The company added that it has not yet been able to examine sections of power lines and other evidence removed from the scene by Cal Fire.
"As a result, PG&E, its counsel and its expert investigators have not yet been able to view the potentially most significant evidence with respect to any of the October 2017 North Bay wildfires," PG&E said in a separate filing Monday.
'No Set Time' to Complete Probe
Cal Fire spokesman Capt. Scott McLean said Wednesday "there is no set time" for completion of the Tubbs Fire probe and that the agency has "the right to keep control of the collected evidence during the investigation."
The new PG&E disclosures were made as part of the company's voluminous response to a Nov. 27 order from U.S. District Judge William Alsup in the wake of safety concerns raised by the apparent role of a company high-voltage power line in starting Camp Fire.
Alsup is overseeing the company's five-year term of probation imposed after its conviction for violating federal pipeline safety laws before the September 2010 San Bruno disaster. Among other things, he ordered the company to "provide an accurate and complete statement" of its role, if any, in starting wildfires in 2017 and 2018.
PG&E's submission covered the Camp Fire and 23 of the fires that occurred in 2017.

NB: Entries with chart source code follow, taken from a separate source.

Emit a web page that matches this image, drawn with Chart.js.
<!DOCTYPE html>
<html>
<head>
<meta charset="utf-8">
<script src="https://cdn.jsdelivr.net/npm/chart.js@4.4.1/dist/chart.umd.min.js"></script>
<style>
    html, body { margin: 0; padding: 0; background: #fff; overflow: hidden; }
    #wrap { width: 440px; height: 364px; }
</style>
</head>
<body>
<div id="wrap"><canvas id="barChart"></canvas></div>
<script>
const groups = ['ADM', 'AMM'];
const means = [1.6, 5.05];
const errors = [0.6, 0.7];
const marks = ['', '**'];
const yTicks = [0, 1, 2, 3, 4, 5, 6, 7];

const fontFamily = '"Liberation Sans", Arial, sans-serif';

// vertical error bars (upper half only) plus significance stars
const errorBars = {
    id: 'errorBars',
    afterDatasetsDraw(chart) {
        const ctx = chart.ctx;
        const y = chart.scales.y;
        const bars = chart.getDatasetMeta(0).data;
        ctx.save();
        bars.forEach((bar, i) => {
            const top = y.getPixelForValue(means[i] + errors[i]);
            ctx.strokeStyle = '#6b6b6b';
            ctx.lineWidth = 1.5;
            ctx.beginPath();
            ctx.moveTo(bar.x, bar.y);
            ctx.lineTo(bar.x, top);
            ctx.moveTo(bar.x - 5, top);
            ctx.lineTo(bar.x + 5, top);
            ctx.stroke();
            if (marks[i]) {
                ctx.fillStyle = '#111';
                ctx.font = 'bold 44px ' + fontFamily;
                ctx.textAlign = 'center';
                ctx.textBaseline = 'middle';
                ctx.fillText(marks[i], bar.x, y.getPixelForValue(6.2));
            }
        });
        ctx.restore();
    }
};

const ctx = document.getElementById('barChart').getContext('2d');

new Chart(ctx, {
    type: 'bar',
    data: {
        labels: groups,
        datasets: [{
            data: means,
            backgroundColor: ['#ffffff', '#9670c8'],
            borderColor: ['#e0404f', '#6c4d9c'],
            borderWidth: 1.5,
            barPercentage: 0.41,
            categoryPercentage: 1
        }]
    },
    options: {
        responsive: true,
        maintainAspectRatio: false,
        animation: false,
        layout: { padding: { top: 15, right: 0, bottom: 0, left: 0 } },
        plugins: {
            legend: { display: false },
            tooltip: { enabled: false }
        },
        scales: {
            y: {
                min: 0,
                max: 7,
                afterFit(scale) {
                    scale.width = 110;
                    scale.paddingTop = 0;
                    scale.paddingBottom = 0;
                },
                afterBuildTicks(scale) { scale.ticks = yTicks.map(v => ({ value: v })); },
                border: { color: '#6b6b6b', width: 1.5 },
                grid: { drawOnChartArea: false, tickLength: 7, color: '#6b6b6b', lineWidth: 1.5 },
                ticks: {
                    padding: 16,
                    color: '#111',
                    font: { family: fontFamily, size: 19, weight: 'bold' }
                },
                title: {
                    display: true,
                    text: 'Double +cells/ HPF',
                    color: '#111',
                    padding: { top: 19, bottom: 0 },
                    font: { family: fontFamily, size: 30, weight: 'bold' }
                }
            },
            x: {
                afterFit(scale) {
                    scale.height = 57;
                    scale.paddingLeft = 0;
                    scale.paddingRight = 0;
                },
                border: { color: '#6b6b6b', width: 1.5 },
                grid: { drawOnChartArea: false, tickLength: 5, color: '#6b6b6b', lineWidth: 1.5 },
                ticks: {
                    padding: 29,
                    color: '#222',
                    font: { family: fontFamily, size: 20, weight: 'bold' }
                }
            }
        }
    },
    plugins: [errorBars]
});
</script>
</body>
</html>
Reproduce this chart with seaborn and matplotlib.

Its Camp Fire document repeats much of what the company and others have already reported: that the blaze began adjacent to a high-voltage line near the community of Pulga, on the North Fork of the Feather River. The report says that a PG&E supervisor on his way to work at Poe Dam was the first to see the blaze, which broke out minutes after an outage on the 115-kilovolt Caribou-Palermo transmission line.
The company has also reported evidence that a hook on one of the line's steel transmission towers broke, apparently allowing an energized piece of equipment to swing free and cause an electrical arc. The so-called C-hook showed signs of wear, PG&E has said.
The company's new Camp Fire filing includes a long list of inspections, mostly conducted by aerial patrols, that covered the transmission tower where the problem occurred. None of those inspections, which dated back to 2008, reported any concerns with the tower.
The last detailed inspection of the problem tower was in 2014. The inspections -- ground-based surveys intended to "look for and document abnormalities that will negatively impact safety, reliability or asset life" -- are required every five years.